## BEGIN AVAILABLE DATA

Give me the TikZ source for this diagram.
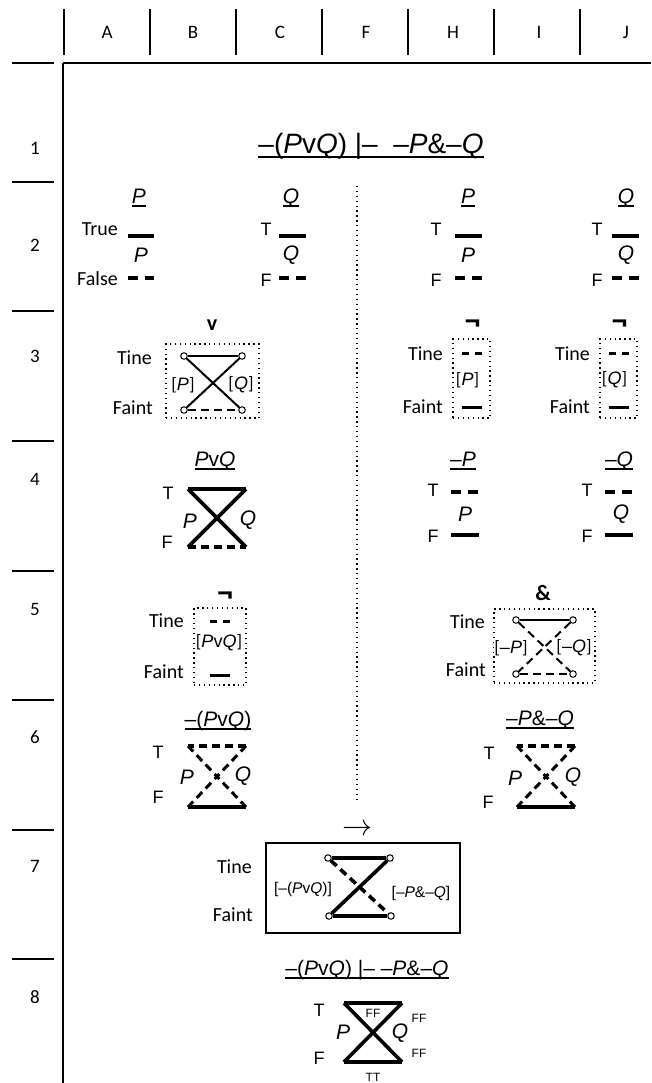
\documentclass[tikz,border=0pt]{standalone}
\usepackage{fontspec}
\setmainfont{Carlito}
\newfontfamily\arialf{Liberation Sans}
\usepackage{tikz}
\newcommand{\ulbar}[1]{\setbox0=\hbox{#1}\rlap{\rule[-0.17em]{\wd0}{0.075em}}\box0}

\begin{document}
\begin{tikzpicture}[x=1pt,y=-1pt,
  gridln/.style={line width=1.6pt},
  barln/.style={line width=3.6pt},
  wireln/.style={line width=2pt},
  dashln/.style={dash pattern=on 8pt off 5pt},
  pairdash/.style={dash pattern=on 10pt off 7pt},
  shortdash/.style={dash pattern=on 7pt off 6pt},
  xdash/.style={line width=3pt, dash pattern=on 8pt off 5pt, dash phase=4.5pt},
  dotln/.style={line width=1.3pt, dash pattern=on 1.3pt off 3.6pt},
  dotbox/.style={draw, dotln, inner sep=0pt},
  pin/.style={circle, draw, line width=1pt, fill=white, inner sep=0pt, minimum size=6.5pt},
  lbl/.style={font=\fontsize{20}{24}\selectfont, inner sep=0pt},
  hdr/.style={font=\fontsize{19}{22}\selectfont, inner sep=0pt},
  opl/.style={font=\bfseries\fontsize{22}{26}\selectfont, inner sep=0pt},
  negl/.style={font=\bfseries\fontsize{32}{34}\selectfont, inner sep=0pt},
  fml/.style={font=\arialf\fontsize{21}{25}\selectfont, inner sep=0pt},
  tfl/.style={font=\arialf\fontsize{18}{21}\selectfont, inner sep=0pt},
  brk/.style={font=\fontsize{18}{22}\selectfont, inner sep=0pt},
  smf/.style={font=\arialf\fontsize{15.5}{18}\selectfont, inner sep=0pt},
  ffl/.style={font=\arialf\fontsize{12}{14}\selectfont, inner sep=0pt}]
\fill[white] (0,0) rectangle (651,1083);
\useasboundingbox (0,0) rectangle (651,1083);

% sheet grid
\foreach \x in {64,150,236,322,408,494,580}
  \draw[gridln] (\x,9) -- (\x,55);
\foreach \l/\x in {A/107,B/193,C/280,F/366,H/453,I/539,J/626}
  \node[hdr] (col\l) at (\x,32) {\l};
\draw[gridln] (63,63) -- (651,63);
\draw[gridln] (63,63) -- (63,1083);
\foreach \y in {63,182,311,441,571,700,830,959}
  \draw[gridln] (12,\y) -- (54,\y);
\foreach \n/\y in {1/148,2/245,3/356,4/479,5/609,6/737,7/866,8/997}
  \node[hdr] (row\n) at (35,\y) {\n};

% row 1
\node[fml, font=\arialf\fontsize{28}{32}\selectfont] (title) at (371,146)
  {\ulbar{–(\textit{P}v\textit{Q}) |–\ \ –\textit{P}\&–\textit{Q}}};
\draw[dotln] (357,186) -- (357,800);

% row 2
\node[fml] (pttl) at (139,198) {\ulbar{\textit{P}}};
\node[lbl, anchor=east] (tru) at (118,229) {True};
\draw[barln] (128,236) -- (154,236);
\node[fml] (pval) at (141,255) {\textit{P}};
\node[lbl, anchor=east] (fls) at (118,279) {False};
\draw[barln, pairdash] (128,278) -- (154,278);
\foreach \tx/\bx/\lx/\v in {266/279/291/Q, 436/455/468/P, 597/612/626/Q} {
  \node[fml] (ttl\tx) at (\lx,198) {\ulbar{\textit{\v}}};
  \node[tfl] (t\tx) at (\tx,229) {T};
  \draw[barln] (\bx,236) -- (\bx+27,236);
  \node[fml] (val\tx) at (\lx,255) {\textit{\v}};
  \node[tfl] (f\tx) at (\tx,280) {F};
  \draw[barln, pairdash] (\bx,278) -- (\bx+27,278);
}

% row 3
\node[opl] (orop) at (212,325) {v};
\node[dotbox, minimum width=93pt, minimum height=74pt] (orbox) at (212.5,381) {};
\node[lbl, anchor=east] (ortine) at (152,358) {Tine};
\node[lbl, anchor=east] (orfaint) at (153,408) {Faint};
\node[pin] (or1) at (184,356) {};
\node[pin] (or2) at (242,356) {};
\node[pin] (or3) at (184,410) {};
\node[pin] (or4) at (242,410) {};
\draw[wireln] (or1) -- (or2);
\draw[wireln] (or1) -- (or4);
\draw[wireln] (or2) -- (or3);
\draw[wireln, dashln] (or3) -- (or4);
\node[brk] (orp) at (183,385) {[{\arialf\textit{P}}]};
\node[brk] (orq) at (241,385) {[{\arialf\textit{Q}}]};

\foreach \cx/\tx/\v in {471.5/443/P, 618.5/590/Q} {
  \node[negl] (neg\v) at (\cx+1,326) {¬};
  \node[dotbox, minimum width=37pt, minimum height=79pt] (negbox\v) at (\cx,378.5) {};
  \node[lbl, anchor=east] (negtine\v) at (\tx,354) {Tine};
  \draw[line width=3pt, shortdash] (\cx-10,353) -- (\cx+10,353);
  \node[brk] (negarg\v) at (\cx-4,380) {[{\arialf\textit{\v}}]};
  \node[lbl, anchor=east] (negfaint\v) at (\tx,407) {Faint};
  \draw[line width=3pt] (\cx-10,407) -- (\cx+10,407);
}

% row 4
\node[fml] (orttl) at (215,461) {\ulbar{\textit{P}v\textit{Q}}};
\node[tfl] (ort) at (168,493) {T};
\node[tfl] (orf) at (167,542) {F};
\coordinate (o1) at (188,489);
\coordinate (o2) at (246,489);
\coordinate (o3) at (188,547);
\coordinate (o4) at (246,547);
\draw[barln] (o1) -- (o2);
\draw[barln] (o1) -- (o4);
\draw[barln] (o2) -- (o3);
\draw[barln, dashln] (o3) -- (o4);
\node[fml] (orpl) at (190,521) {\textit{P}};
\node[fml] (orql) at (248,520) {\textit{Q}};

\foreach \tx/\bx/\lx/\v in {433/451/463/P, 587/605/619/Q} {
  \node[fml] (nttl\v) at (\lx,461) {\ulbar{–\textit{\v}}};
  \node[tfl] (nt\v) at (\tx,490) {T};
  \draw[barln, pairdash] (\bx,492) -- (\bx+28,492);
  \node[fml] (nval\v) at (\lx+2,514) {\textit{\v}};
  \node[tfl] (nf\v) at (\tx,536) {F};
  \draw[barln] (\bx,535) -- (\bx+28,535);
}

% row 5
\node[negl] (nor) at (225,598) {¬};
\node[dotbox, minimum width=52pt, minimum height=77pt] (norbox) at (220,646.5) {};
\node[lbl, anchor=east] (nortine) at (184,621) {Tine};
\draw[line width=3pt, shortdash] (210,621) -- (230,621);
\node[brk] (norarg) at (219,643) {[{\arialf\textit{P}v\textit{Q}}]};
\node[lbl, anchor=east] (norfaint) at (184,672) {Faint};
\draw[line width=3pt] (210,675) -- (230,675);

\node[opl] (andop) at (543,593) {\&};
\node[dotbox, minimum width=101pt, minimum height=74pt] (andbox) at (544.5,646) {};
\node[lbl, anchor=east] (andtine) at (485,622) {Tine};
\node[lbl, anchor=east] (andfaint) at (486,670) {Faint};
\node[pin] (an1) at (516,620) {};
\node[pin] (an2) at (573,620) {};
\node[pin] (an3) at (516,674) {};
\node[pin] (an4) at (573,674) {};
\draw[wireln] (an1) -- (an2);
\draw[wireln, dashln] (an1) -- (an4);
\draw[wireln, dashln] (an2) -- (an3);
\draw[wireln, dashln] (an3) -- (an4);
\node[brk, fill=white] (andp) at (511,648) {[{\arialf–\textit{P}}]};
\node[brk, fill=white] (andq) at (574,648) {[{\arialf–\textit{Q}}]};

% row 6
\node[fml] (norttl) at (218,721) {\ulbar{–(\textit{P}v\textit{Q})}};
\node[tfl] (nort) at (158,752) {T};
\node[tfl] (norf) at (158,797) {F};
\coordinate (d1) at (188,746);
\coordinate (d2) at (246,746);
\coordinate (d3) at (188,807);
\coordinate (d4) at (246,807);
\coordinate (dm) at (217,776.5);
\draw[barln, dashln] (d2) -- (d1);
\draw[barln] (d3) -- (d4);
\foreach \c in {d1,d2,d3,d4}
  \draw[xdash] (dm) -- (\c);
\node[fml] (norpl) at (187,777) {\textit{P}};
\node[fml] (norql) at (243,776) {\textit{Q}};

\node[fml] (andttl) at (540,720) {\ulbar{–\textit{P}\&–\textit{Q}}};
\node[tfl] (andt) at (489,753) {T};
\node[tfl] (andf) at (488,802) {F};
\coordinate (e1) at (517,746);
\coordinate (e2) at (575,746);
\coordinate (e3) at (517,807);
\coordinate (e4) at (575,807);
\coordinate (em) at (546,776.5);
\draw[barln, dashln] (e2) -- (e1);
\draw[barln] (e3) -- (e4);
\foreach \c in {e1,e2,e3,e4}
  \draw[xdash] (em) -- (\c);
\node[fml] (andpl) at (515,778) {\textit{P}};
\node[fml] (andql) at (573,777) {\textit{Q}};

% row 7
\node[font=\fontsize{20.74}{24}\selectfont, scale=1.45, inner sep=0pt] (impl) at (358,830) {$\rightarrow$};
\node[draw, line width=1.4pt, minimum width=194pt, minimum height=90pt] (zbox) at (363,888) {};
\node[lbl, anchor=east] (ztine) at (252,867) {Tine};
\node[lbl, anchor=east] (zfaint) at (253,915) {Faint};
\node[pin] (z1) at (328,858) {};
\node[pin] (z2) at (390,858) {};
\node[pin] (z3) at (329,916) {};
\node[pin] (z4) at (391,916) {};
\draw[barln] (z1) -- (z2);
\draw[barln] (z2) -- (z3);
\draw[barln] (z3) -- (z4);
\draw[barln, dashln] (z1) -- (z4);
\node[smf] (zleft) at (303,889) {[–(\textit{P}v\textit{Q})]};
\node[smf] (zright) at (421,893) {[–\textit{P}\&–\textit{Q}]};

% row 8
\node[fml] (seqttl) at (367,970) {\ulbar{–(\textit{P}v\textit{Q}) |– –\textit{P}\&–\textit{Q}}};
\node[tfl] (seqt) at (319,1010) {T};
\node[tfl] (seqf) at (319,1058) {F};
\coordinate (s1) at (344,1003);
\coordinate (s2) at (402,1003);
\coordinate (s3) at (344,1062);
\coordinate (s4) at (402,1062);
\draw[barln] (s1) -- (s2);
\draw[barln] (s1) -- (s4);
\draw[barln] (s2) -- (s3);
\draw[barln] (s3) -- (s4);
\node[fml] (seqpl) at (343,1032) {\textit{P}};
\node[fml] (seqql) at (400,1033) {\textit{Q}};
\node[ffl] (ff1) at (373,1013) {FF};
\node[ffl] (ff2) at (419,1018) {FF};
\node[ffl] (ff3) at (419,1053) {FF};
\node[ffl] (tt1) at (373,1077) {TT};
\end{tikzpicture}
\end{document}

## END AVAILABLE DATA

**TASK INSTRUCTIONS:**
Please restate the material above line by line, exactly, beginning at its first line and ending with the line that contains "(row\n) at (35,\y)", without any pictures.

**FINISHED EXERCISE:**
Give me the TikZ source for this diagram.
\documentclass[tikz,border=0pt]{standalone}
\usepackage{fontspec}
\setmainfont{Carlito}
\newfontfamily\arialf{Liberation Sans}
\usepackage{tikz}
\newcommand{\ulbar}[1]{\setbox0=\hbox{#1}\rlap{\rule[-0.17em]{\wd0}{0.075em}}\box0}

\begin{document}
\begin{tikzpicture}[x=1pt,y=-1pt,
  gridln/.style={line width=1.6pt},
  barln/.style={line width=3.6pt},
  wireln/.style={line width=2pt},
  dashln/.style={dash pattern=on 8pt off 5pt},
  pairdash/.style={dash pattern=on 10pt off 7pt},
  shortdash/.style={dash pattern=on 7pt off 6pt},
  xdash/.style={line width=3pt, dash pattern=on 8pt off 5pt, dash phase=4.5pt},
  dotln/.style={line width=1.3pt, dash pattern=on 1.3pt off 3.6pt},
  dotbox/.style={draw, dotln, inner sep=0pt},
  pin/.style={circle, draw, line width=1pt, fill=white, inner sep=0pt, minimum size=6.5pt},
  lbl/.style={font=\fontsize{20}{24}\selectfont, inner sep=0pt},
  hdr/.style={font=\fontsize{19}{22}\selectfont, inner sep=0pt},
  opl/.style={font=\bfseries\fontsize{22}{26}\selectfont, inner sep=0pt},
  negl/.style={font=\bfseries\fontsize{32}{34}\selectfont, inner sep=0pt},
  fml/.style={font=\arialf\fontsize{21}{25}\selectfont, inner sep=0pt},
  tfl/.style={font=\arialf\fontsize{18}{21}\selectfont, inner sep=0pt},
  brk/.style={font=\fontsize{18}{22}\selectfont, inner sep=0pt},
  smf/.style={font=\arialf\fontsize{15.5}{18}\selectfont, inner sep=0pt},
  ffl/.style={font=\arialf\fontsize{12}{14}\selectfont, inner sep=0pt}]
\fill[white] (0,0) rectangle (651,1083);
\useasboundingbox (0,0) rectangle (651,1083);

% sheet grid
\foreach \x in {64,150,236,322,408,494,580}
  \draw[gridln] (\x,9) -- (\x,55);
\foreach \l/\x in {A/107,B/193,C/280,F/366,H/453,I/539,J/626}
  \node[hdr] (col\l) at (\x,32) {\l};
\draw[gridln] (63,63) -- (651,63);
\draw[gridln] (63,63) -- (63,1083);
\foreach \y in {63,182,311,441,571,700,830,959}
  \draw[gridln] (12,\y) -- (54,\y);
\foreach \n/\y in {1/148,2/245,3/356,4/479,5/609,6/737,7/866,8/997}
  \node[hdr] (row\n) at (35,\y) {\n};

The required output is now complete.